As an example, let's take a voltage amplifier with a full range of \(\Delta V = 20V\) and a SNR of 85dB. The RMS value of the noise is then: \[ n_\text{rms} = 10^{-\frac{S_{nrs}}{20}} s_\text{rms} \]

\[ n_\text{rms} = 10^{-\frac{85}{20}} \frac{10}{\sqrt{2}} \approx 0.4 mV_\text{rms} \]

Convert wanted Noise RMS value to required SNR

If the wanted full range and RMS value of the noise are defined, the required SNR can be computed from: \[ S_{snr} = 20 \log \frac{\text{Signal, rms}}{\text{Noise, rms}} \]

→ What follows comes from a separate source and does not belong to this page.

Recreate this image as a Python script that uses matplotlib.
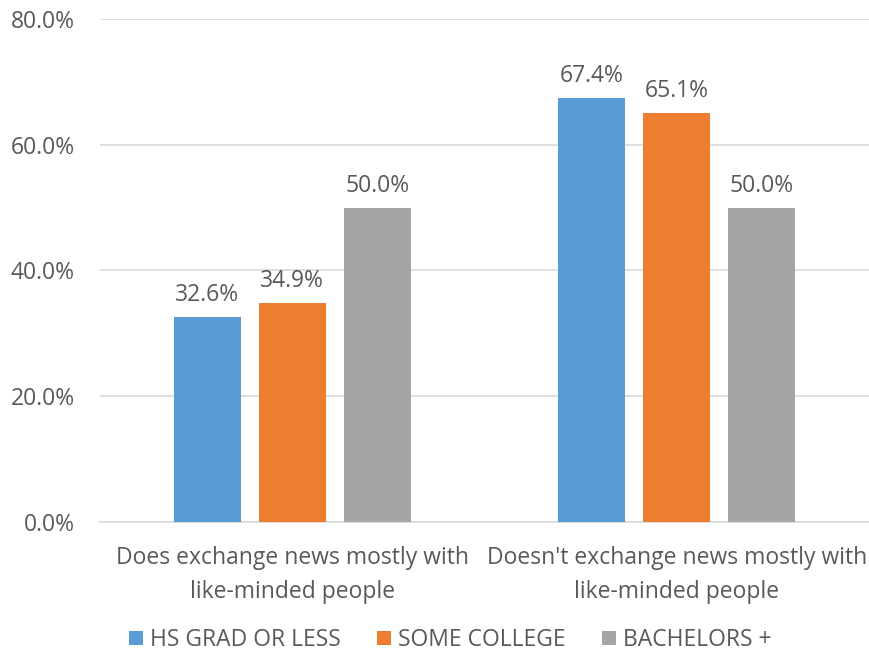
import numpy as np
import matplotlib.pyplot as plt
from matplotlib.ticker import PercentFormatter

categories = ["Does exchange news mostly with\nlike-minded people",
              "Doesn't exchange news mostly with\nlike-minded people"]
series = ["HS GRAD OR LESS", "SOME COLLEGE", "BACHELORS +"]
hs_grad = [32.6, 67.4]
some_college = [34.9, 65.1]
bachelors = [50.0, 50.0]
colors = ["#5B9BD5", "#ED7D31", "#A5A5A5"]

plt.rcParams['font.family'] = ['Open Sans', 'DejaVu Sans']
txt = "#595959"
fs = 16.5

fig = plt.figure(figsize=(8.69, 6.52), dpi=100)
ax = fig.add_axes([0.115, 0.1994, 0.885, 0.7715])

x = np.arange(len(categories))
w = 0.174
step = 0.221
for i, (name, vals) in enumerate(zip(series, [hs_grad, some_college, bachelors])):
    bars = ax.bar(x + (i - 1) * step, vals, w, color=colors[i], label=name, zorder=3)
    for b, v in zip(bars, vals):
        ax.annotate(f"{v:.1f}%", (b.get_x() + b.get_width() / 2, v),
                    xytext=(0, 7), textcoords="offset points",
                    ha="center", va="bottom", fontsize=fs, color=txt)

ax.set_xlim(-0.5, 1.5)
ax.set_ylim(0, 80)
ax.set_yticks(np.arange(0, 81, 20))
ax.yaxis.set_major_formatter(PercentFormatter(decimals=1))
ax.set_xticks(x)
ax.set_xticklabels(categories, fontsize=fs, color=txt, linespacing=1.6)
ax.tick_params(axis="y", labelsize=fs, labelcolor=txt, length=0, pad=18)
ax.tick_params(axis="x", length=0, pad=17)
ax.grid(axis="y", color="#D9D9D9", linewidth=1.2, zorder=0)
for s in ["top", "right", "left"]:
    ax.spines[s].set_visible(False)
ax.spines["bottom"].set_color("#D9D9D9")
ax.spines["bottom"].set_linewidth(1.2)

fig.legend(loc="lower center", bbox_to_anchor=(0.518, -0.032), ncol=3, frameon=False,
           fontsize=fs, labelcolor=txt, handlelength=0.6, handleheight=0.6,
           handletextpad=0.3, columnspacing=1.6)

fig.savefig("out.png", dpi=100)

Let's say the wanted noise is \(1 mV, \text{rms}\) for a full range of \(20 V\), the corresponding SNR is: \[ S_{snr} = 20 \log \frac{\frac{20/2}{\sqrt{2}}}{10^{-3}} \approx 77dB \]

Noise Density to RMS noise

From (Fleming 2010): \[ \text{RMS noise} = \sqrt{2 \times \text{bandwidth}} \times \text{noise density} \]

If the noise is normally distributed, the RMS value is also the standard deviation \(\sigma\). The peak to peak amplitude is then approximately \(6 \sigma\).

  • noise density = \(20 pm/\sqrt{Hz}\)
  • bandwidth = 100Hz

\[ \sigma = \sqrt{2 \times 100} \times 20 = 0.28nm RMS \] The peak-to-peak noise will be approximately \(6 \sigma = 1.7 nm\)

Bibliography

Fleming, A.J. 2010. “Nanopositioning System with Force Feedback for High-Performance Tracking and Vibration Control.” IEEE/ASME Transactions on Mechatronics 15 (3):43347. https://doi.org/10.1109/tmech.2009.2028422.

Jabben, Leon. 2007. “Mechatronic Design of a Magnetically Suspended Rotating Platform.” Delft University.